PHNOM PENH —
When former Thai politician Surin Pitsuwan took over as the chief of the Association of Southeast Asian Nations in 2008, his leadership was put to the test early on. In May of that year, Cyclone Nargis wreaked havoc on Burma, leveling townships and killing at least 138,000 people.
At the time, Burma was still an international pariah; even among the 10-member ASEAN bloc, there were questions about its place in the regional group.
Burma initially refused international relief efforts, but after an emergency ASEAN meeting, authorities relented and allowed medical personnel into the country.
Reflecting on his five-year term as it nears its end, Surin believes the intervention was a catalyst for the unexpected transformations that have unfolded in Burma over the last year.
“I think our engagement since then — not only with ASEAN but with the international community coming in with ASEAN — has raised a level of comfort, a level of confidence on the part of the leadership of Myanmar about the fact that the world is willing to help, to work with Myanmar, to support Myanmar,” he said. “[This] has certainly convinced Myanmar to open up and to change. That’s the most gratifying experience I have had in the past 5 years.”
With Surin at the helm, the group succeeded in quickly addressing a critical issue in the so-called “ASEAN way” — through consensus, not confrontation.
As his term wore on, Surin said, he wanted to push the bloc to become more open, more transparent and more relevant to the 600 million people that make up ASEAN’s diverse population.
“I think I could have done more, but I have to look back and be realistic,” he said, explaining that he believes he did played a role in increasing ASEAN’s public stature. “Some people, some governments, some officials, are probably not quite prepared to open up, to engage. A lot of them are saying, ‘yes, civil society, welcome.’ But they have to be our civil society. That’s difficult.”
According to Pavin Chachavalpongpun, a political analyst at Kyoto University, while ASEAN’s response to Cyclone Nargis was a victory for Surin, the remainder of his term failed to live up to that early promise.
“Rehabilitation relief efforts on the part of ASEAN in Nargis could be his legacy,” said Pavin, arguing that it displayed Surin’s leadership in terms of being a bridge between Burma and the outside world. “Sadly, it’s the only and the last one.”
Pavin also described Surin, formerly a Thai foreign minister, as a natural politician in the shoes of an administrator, and thereby an individual who struggled to adjust to a more passive role as ASEAN’s figurehead leader.
“He’s basically overqualified for the job,” said Pavin, explaining that Surin hadn’t been well-received by ASEAN’s foreign ministers. “Because of that he often acts as if he was still a foreign minister [and] it brought up a lot of conflict.” When then-Australian Prime Minister Kevin Rudd floated a proposal for what he called an Asia-Pacific Community, for example, Surin initially responded positively in comments that many took to be supportive of the idea.
But ASEAN ministers wanted no part of it.
“My god, the next day ASEAN had to release a statement saying that what Surin said was in his personal capacity that does not reflect what ASEAN really thinks about APC,” said Pavin. “So basically that was a slap in the face of Surin.
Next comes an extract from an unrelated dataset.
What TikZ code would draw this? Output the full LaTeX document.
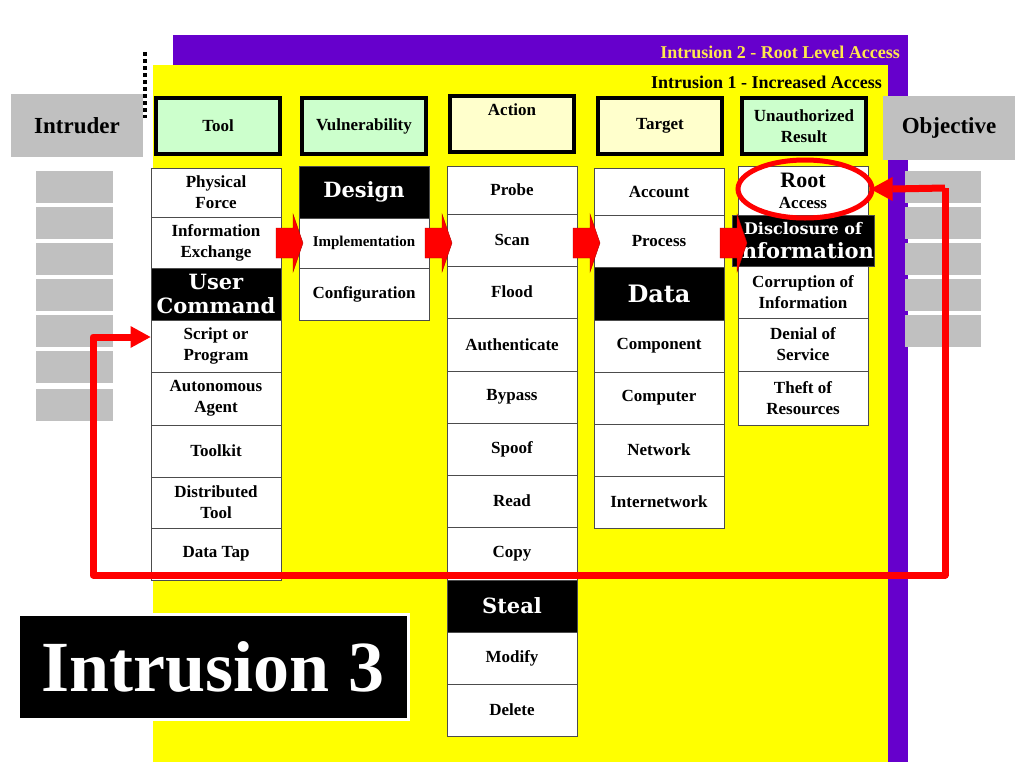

I mean, he continues to irritate a lot of foreign ministers. I think it's going to be a sad goodbye for Surin. It might be a happy goodbye on the part of a lot of ASEAN countries.”
Others, however, say Surin’s willingness to influence ASEAN from within has improved the bloc.
“He’s pushed the envelope of activism in a way that no previous secretary general has,” said Carlyle Thayer, an analyst of ASEAN affairs with the University of New South Wales.
Prodding the group in ways that may have been unheard of before, Surin, said Thayer, pushed to get ASEAN involved in Burma’s Rakhine State, where tensions between ethnic Rakhine and Rohingya people are simmering.
Although Burma has so far rejected regional involvement, Thayer describes Surin as “spectacular” in his leadership role.
“He doesn't always win his battles, but he's made the secretary general a more independent office,” said Thayer. It’s been activist rather than interventionist, and it’s not happening as fast as outsiders may want, but to me that's what he's done.”
Surin’s replacement, Vietnamese diplomat Le Luong Minh, a former ambassador to the U.N., begins his five-year term January 1.